Required work — Write out the listing below in full and exactly, leaving out every picture.

[Begin Data provided]

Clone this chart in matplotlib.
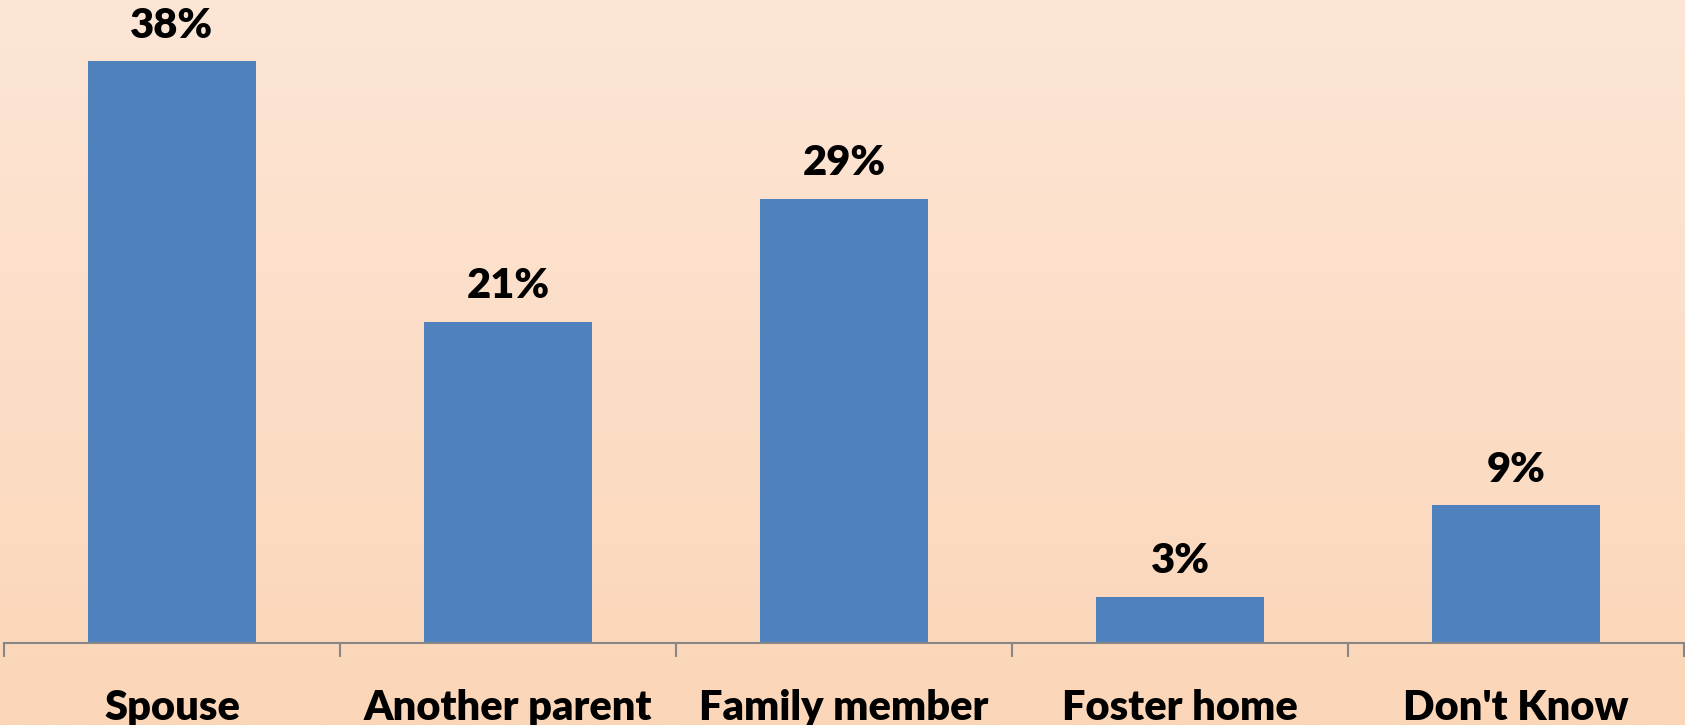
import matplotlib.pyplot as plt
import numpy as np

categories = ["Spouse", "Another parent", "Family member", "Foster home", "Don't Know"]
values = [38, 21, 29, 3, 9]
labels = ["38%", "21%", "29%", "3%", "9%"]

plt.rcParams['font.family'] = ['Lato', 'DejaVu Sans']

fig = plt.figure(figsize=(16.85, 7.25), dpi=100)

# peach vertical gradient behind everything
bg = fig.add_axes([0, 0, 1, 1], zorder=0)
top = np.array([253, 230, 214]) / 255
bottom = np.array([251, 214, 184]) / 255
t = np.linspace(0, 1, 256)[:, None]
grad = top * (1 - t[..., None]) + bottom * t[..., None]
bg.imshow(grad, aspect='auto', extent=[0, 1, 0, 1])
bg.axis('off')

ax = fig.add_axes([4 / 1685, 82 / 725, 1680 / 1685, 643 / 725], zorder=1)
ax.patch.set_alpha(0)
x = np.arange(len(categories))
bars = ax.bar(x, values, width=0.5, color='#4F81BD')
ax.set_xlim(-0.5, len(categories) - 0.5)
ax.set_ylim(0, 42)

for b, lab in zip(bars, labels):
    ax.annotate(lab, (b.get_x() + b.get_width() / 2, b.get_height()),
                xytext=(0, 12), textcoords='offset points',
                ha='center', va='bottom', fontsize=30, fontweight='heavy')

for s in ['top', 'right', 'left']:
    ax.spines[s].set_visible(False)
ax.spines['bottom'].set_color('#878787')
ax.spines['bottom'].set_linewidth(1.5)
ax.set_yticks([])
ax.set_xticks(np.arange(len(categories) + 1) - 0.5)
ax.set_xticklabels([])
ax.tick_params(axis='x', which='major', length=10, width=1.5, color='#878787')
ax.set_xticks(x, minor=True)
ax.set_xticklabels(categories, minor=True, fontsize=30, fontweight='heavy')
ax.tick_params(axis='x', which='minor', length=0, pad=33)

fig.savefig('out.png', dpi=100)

[End Data provided]

Problem solution —
Clone this chart in matplotlib.
import matplotlib.pyplot as plt
import numpy as np

categories = ["Spouse", "Another parent", "Family member", "Foster home", "Don't Know"]
values = [38, 21, 29, 3, 9]
labels = ["38%", "21%", "29%", "3%", "9%"]

plt.rcParams['font.family'] = ['Lato', 'DejaVu Sans']

fig = plt.figure(figsize=(16.85, 7.25), dpi=100)

# peach vertical gradient behind everything
bg = fig.add_axes([0, 0, 1, 1], zorder=0)
top = np.array([253, 230, 214]) / 255
bottom = np.array([251, 214, 184]) / 255
t = np.linspace(0, 1, 256)[:, None]
grad = top * (1 - t[..., None]) + bottom * t[..., None]
bg.imshow(grad, aspect='auto', extent=[0, 1, 0, 1])
bg.axis('off')

ax = fig.add_axes([4 / 1685, 82 / 725, 1680 / 1685, 643 / 725], zorder=1)
ax.patch.set_alpha(0)
x = np.arange(len(categories))
bars = ax.bar(x, values, width=0.5, color='#4F81BD')
ax.set_xlim(-0.5, len(categories) - 0.5)
ax.set_ylim(0, 42)

for b, lab in zip(bars, labels):
    ax.annotate(lab, (b.get_x() + b.get_width() / 2, b.get_height()),
                xytext=(0, 12), textcoords='offset points',
                ha='center', va='bottom', fontsize=30, fontweight='heavy')

for s in ['top', 'right', 'left']:
    ax.spines[s].set_visible(False)
ax.spines['bottom'].set_color('#878787')
ax.spines['bottom'].set_linewidth(1.5)
ax.set_yticks([])
ax.set_xticks(np.arange(len(categories) + 1) - 0.5)
ax.set_xticklabels([])
ax.tick_params(axis='x', which='major', length=10, width=1.5, color='#878787')
ax.set_xticks(x, minor=True)
ax.set_xticklabels(categories, minor=True, fontsize=30, fontweight='heavy')
ax.tick_params(axis='x', which='minor', length=0, pad=33)

fig.savefig('out.png', dpi=100)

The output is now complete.